Today, we explored how a tally table can reduce the execution time of code that is used to create data for a given table. The date properties table is just one-use case of such logic. For example, the banking industry uses loan amortization tables to determine how much of a payment goes towards the principle versus paying off interest. A company might want to generate and store this table for each new client. A thirty-year mortgage that is paid bi-monthly has 720 rows of data. The iterative algorithm would take mere seconds executing within SQL Server but would take minutes completing with Fabric warehouse. If we had to execute this process a couple hundred times each day for new loans, the Fabric execution time might stretch in hours. The set-based algorithm using a tally table will take a fraction of the total execution time.

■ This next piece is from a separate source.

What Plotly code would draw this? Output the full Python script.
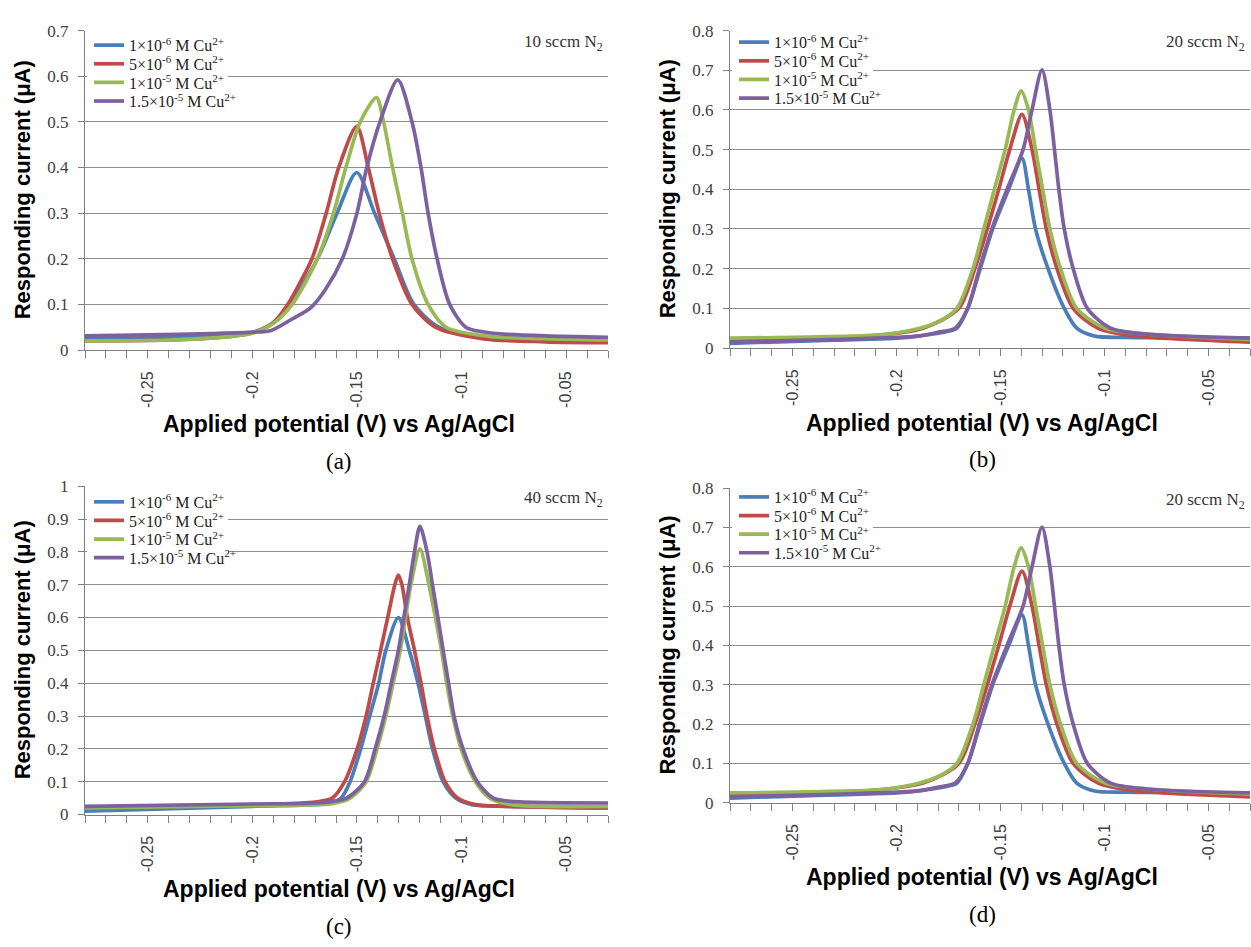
import plotly.graph_objects as go

# ---------------- DATA ----------------
series_names = [
    "1×10<sup>-6</sup> M Cu<sup>2+</sup>",
    "5×10<sup>-6</sup> M Cu<sup>2+</sup>",
    "1×10<sup>-5</sup> M Cu<sup>2+</sup>",
    "1.5×10<sup>-5</sup> M Cu<sup>2+</sup>",
]
panel_notes = ["10 sccm N<sub>2</sub>", "20 sccm N<sub>2</sub>", "40 sccm N<sub>2</sub>", "20 sccm N<sub>2</sub>"]
panel_tags = ["(a)", "(b)", "(c)", "(d)"]
x_tick_vals = [-0.28, -0.27, -0.26, -0.25, -0.24, -0.23, -0.22, -0.21, -0.20, -0.19, -0.18, -0.17, -0.16,
               -0.15, -0.14, -0.13, -0.12, -0.11, -0.10, -0.09, -0.08, -0.07, -0.06, -0.05, -0.04, -0.03]
x_tick_text = ["", "", "", "-0.25", "", "", "", "", "-0.2", "", "", "", "",
               "-0.15", "", "", "", "", "-0.1", "", "", "", "", "-0.05", "", ""]

# panel (a) 10 sccm
a_blue_x = [-0.28, -0.24, -0.21, -0.20, -0.19, -0.182, -0.1689, -0.1595, -0.1501, -0.1416, -0.1322, -0.1228, -0.1108, -0.0869, -0.06, -0.03]
a_blue_y = [0.025, 0.027, 0.032, 0.038, 0.06, 0.1, 0.2, 0.3, 0.389, 0.3, 0.2, 0.1, 0.05, 0.025, 0.021, 0.02]
a_red_x = [-0.28, -0.24, -0.21, -0.20, -0.19, -0.183, -0.1775, -0.1715, -0.1647, -0.1587, -0.1501, -0.1446, -0.1394, -0.133, -0.1237, -0.1125, -0.0903, -0.06, -0.03]
a_red_y = [0.02, 0.022, 0.03, 0.038, 0.06, 0.1, 0.145, 0.2, 0.3, 0.4, 0.49, 0.4, 0.3, 0.2, 0.1, 0.05, 0.025, 0.018, 0.016]
a_green_x = [-0.28, -0.24, -0.21, -0.20, -0.19, -0.181, -0.1689, -0.1612, -0.1553, -0.1484, -0.1407, -0.1373, -0.133, -0.1283, -0.1237, -0.116, -0.1074, -0.0869, -0.06, -0.03]
a_green_y = [0.02, 0.022, 0.03, 0.037, 0.058, 0.1, 0.2, 0.3, 0.4, 0.5, 0.553, 0.5, 0.4, 0.3, 0.2, 0.1, 0.05, 0.03, 0.025, 0.022]
a_purple_x = [-0.28, -0.25, -0.22, -0.20, -0.191, -0.181, -0.172, -0.165, -0.157, -0.150, -0.1453, -0.139, -0.1305, -0.1237, -0.1194, -0.116, -0.1117, -0.1057, -0.098, -0.09, -0.08, -0.06, -0.03]
a_purple_y = [0.031, 0.033, 0.036, 0.039, 0.043, 0.068, 0.093, 0.133, 0.2, 0.3, 0.4, 0.5, 0.592, 0.5, 0.4, 0.3, 0.2, 0.1, 0.05, 0.04, 0.035, 0.031, 0.028]

# panel (b) 20 sccm (same data shown again in (d))
b_blue_x = [-0.28, -0.23, -0.20, -0.19, -0.173, -0.1709, -0.1657, -0.1597, -0.1537, -0.146, -0.1396, -0.1365, -0.1331, -0.1271, -0.1193, -0.1133, -0.1047, -0.0896, -0.06, -0.03]
b_blue_y = [0.012, 0.02, 0.025, 0.03, 0.045, 0.05, 0.1, 0.2, 0.3, 0.4, 0.478, 0.4, 0.3, 0.2, 0.1, 0.05, 0.03, 0.027, 0.026, 0.025]
b_red_x = [-0.28, -0.214, -0.1872, -0.17, -0.1623, -0.1563, -0.1508, -0.1455, -0.1396, -0.1348, -0.1314, -0.1279, -0.1228, -0.115, -0.103, -0.0841, -0.06, -0.03]
b_red_y = [0.02, 0.03, 0.05, 0.1, 0.2, 0.3, 0.4, 0.5, 0.589, 0.5, 0.4, 0.3, 0.2, 0.1, 0.05, 0.03, 0.022, 0.015]
b_green_x = [-0.28, -0.2216, -0.2044, -0.1889, -0.1786, -0.1709, -0.1632, -0.158, -0.1529, -0.1477, -0.1434, -0.14, -0.1365, -0.1331, -0.1297, -0.1262, -0.1211, -0.1133, -0.0996, -0.079, -0.03]
b_green_y = [0.025, 0.03, 0.035, 0.05, 0.07, 0.1, 0.2, 0.3, 0.4, 0.5, 0.6, 0.648, 0.6, 0.5, 0.4, 0.3, 0.2, 0.1, 0.05, 0.035, 0.022]
b_purple_x = [-0.28, -0.24, -0.21, -0.1896, -0.1797, -0.1717, -0.1657, -0.1601, -0.1541, -0.1468, -0.1391, -0.1348, -0.13, -0.1262, -0.124, -0.1219, -0.1193, -0.115, -0.1082, -0.097, -0.0797, -0.03]
b_purple_y = [0.015, 0.02, 0.025, 0.03, 0.04, 0.05, 0.1, 0.2, 0.3, 0.4, 0.5, 0.6, 0.701, 0.6, 0.5, 0.4, 0.3, 0.2, 0.1, 0.05, 0.035, 0.025]

# panel (c) 40 sccm
c_blue_x = [-0.28, -0.2, -0.17, -0.162, -0.1576, -0.1533, -0.1482, -0.1439, -0.1396, -0.1362, -0.1302, -0.125, -0.1208, -0.1173, -0.1139, -0.1088, -0.1028, -0.0951, -0.078, -0.03]
c_blue_y = [0.01, 0.025, 0.03, 0.035, 0.05, 0.1, 0.2, 0.3, 0.4, 0.5, 0.60, 0.5, 0.4, 0.3, 0.2, 0.1, 0.05, 0.03, 0.025, 0.02]
c_red_x = [-0.28, -0.2, -0.17, -0.1618, -0.1559, -0.1499, -0.1456, -0.1422, -0.1387, -0.1353, -0.1319, -0.1302, -0.1285, -0.1259, -0.1225, -0.1194, -0.1165, -0.113, -0.1079, -0.1019, -0.0934, -0.078, -0.03]
c_red_y = [0.02, 0.03, 0.038, 0.05, 0.1, 0.2, 0.3, 0.4, 0.5, 0.6, 0.7, 0.729, 0.7, 0.6, 0.5, 0.4, 0.3, 0.2, 0.1, 0.05, 0.03, 0.025, 0.02]
c_green_x = [-0.28, -0.2, -0.17, -0.1618, -0.1533, -0.1456, -0.1404, -0.1362, -0.1327, -0.1293, -0.1268, -0.1242, -0.1199, -0.1156, -0.1125, -0.1096, -0.1071, -0.1042, -0.1002, -0.0934, -0.0865, -0.0762, -0.03]
c_green_y = [0.02, 0.027, 0.03, 0.033, 0.05, 0.1, 0.2, 0.3, 0.4, 0.5, 0.6, 0.7, 0.809, 0.7, 0.6, 0.5, 0.4, 0.3, 0.2, 0.1, 0.05, 0.03, 0.025]
c_purple_x = [-0.28, -0.2, -0.17, -0.1618, -0.155, -0.1464, -0.1413, -0.137, -0.1336, -0.1302, -0.1276, -0.125, -0.1225, -0.1199, -0.1165, -0.1139, -0.1113, -0.1088, -0.1062, -0.1036, -0.0993, -0.0925, -0.0848, -0.0762, -0.03]
c_purple_y = [0.025, 0.032, 0.035, 0.04, 0.05, 0.1, 0.2, 0.3, 0.4, 0.5, 0.6, 0.7, 0.8, 0.878, 0.8, 0.7, 0.6, 0.5, 0.4, 0.3, 0.2, 0.1, 0.05, 0.04, 0.035]

panel_series = [
    [(a_blue_x, a_blue_y), (a_red_x, a_red_y), (a_green_x, a_green_y), (a_purple_x, a_purple_y)],
    [(b_blue_x, b_blue_y), (b_red_x, b_red_y), (b_green_x, b_green_y), (b_purple_x, b_purple_y)],
    [(c_blue_x, c_blue_y), (c_red_x, c_red_y), (c_green_x, c_green_y), (c_purple_x, c_purple_y)],
    [(b_blue_x, b_blue_y), (b_red_x, b_red_y), (b_green_x, b_green_y), (b_purple_x, b_purple_y)],
]
y_max = [0.7, 0.8, 1.0, 0.8]

# ---------------- STYLE / LAYOUT ----------------
colors = ["#4A7EBB", "#BE4B48", "#98B954", "#7D60A0"]
W, H = 1251, 947
# pixel boxes: left, right, top, bottom
boxes = [(85, 608, 22, 348), (730, 1250, 22, 346), (85, 608, 487, 822), (730, 1250, 489, 810)]
legend_first_row = [37, 34, 503, 498]
row_step = 19
grid_col = "#8C8C8C"
axis_col = "#808080"
tick_font = dict(family="Liberation Sans, Arial", size=16, color="#404040")
ytick_font = dict(family="Liberation Serif, serif", size=17, color="#404040")

fig = go.Figure()
layout = dict(width=W, height=H, margin=dict(l=0, r=0, t=0, b=0),
              paper_bgcolor="white", plot_bgcolor="white", showlegend=True)

shapes = []
leg_idx = 0
for p in range(4):
    l, r, t, b = boxes[p]
    xa = "xaxis" if p == 0 else f"xaxis{p+1}"
    ya = "yaxis" if p == 0 else f"yaxis{p+1}"
    xref = "x" if p == 0 else f"x{p+1}"
    yref = "y" if p == 0 else f"y{p+1}"
    # white backdrop behind the legend block (covers gridlines like the original)
    r0 = legend_first_row[p]
    shapes.append(dict(type="rect", xref="paper", yref="paper", layer="above",
                       x0=(l + 2) / W, x1=(l + 143) / W,
                       y0=1 - (r0 + 3 * row_step + 10) / H, y1=1 - (r0 - 10) / H,
                       fillcolor="white", line=dict(width=0)))
    for s in range(4):
        leg_idx += 1
        lg = "legend" if leg_idx == 1 else f"legend{leg_idx}"
        xs, ys = panel_series[p][s]
        fig.add_trace(go.Scatter(x=xs, y=ys, mode="lines", name=series_names[s],
                                 line=dict(color=colors[s], width=3.7, shape="spline", smoothing=0.8),
                                 xaxis=xref, yaxis=yref, legend=lg, showlegend=True))
        layout[lg] = dict(x=(l + 4) / W, y=1 - (r0 + s * row_step) / H,
                          xanchor="left", yanchor="middle",
                          bgcolor="rgba(255,255,255,0)", borderwidth=0, tracegroupgap=0,
                          font=dict(family="Liberation Serif, serif", size=16, color="#222222"),
                          itemwidth=30)
    layout[xa] = dict(domain=[l / W, r / W], anchor=yref, range=[-0.28, -0.03],
                      tickmode="array", tickvals=x_tick_vals, ticktext=x_tick_text,
                      tickangle=-90, tickfont=tick_font, ticks="outside", ticklen=7, tickwidth=1,
                      tickcolor=axis_col, showline=True, linecolor=axis_col, linewidth=1,
                      showgrid=False, zeroline=False, ticklabelstandoff=7)
    layout[ya] = dict(domain=[1 - b / H, 1 - t / H], anchor=xref, range=[0, y_max[p]],
                      dtick=0.1, tick0=0, tickfont=ytick_font, ticks="outside", ticklen=6, tickwidth=1,
                      tickcolor=axis_col, showline=True, linecolor=axis_col, linewidth=1,
                      showgrid=True, gridcolor=grid_col, gridwidth=1, zeroline=False,
                      ticklabelstandoff=6)

layout["shapes"] = shapes
fig.update_layout(**layout)

anns = []
for p in range(4):
    l, r, t, b = boxes[p]
    # panel note top-right
    anns.append(dict(text=panel_notes[p], xref="paper", yref="paper", x=(r - 3) / W, y=1 - (t + 13) / H,
                     xanchor="right", yanchor="middle", showarrow=False,
                     font=dict(family="Liberation Serif, serif", size=17, color="#333333")))
    # x title
    anns.append(dict(text="<b>Applied potential (V) vs Ag/AgCl</b>", xref="paper", yref="paper",
                     x=(l + r) / 2 / W - 0.006, y=1 - (b + 76) / H, xanchor="center", yanchor="middle",
                     showarrow=False, font=dict(family="Liberation Sans, Arial", size=23, color="black")))
    # y title
    anns.append(dict(text="<b>Responding current (μA)</b>", xref="paper", yref="paper",
                     x=(l - 63) / W, y=1 - (t + b) / 2 / H, xanchor="center", yanchor="middle",
                     textangle=-90, showarrow=False,
                     font=dict(family="Liberation Sans, Arial", size=22, color="black")))
    # panel tag
    anns.append(dict(text=panel_tags[p], xref="paper", yref="paper",
                     x=(l + r) / 2 / W - 0.006, y=1 - (b + 114) / H, xanchor="center", yanchor="middle",
                     showarrow=False, font=dict(family="Liberation Serif, serif", size=23, color="black")))
fig.update_layout(annotations=anns)

fig.write_html("out.html")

Does adding more Fabric Capacity reduce the total execution time? I was surprised that it increased the execution time for iterative algorithms. More analysis is required to find the root cause of the change. However, I think the TRUNCATE TABLE statement must clean up the meta data and/or files which might account for the additional execution time. A better test would be to re-test with an empty table.
Finally, I want to point out the fact that this is a data warehouse. Again, single data manipulation language (DML) statements such as inserts, updates, and deletes do not scale well. Set oriented changes of substantial amounts of data will work fine. In closing, here is the code I used in this article bundled up into a zip file.
PS: Things are constantly changing in Technology. Microsoft introduced the GENERATE_SERIES function in SQL Server 2022 which is supported by the Fabric Warehouse. I leave it up to see if this function performs better than a Tally Table.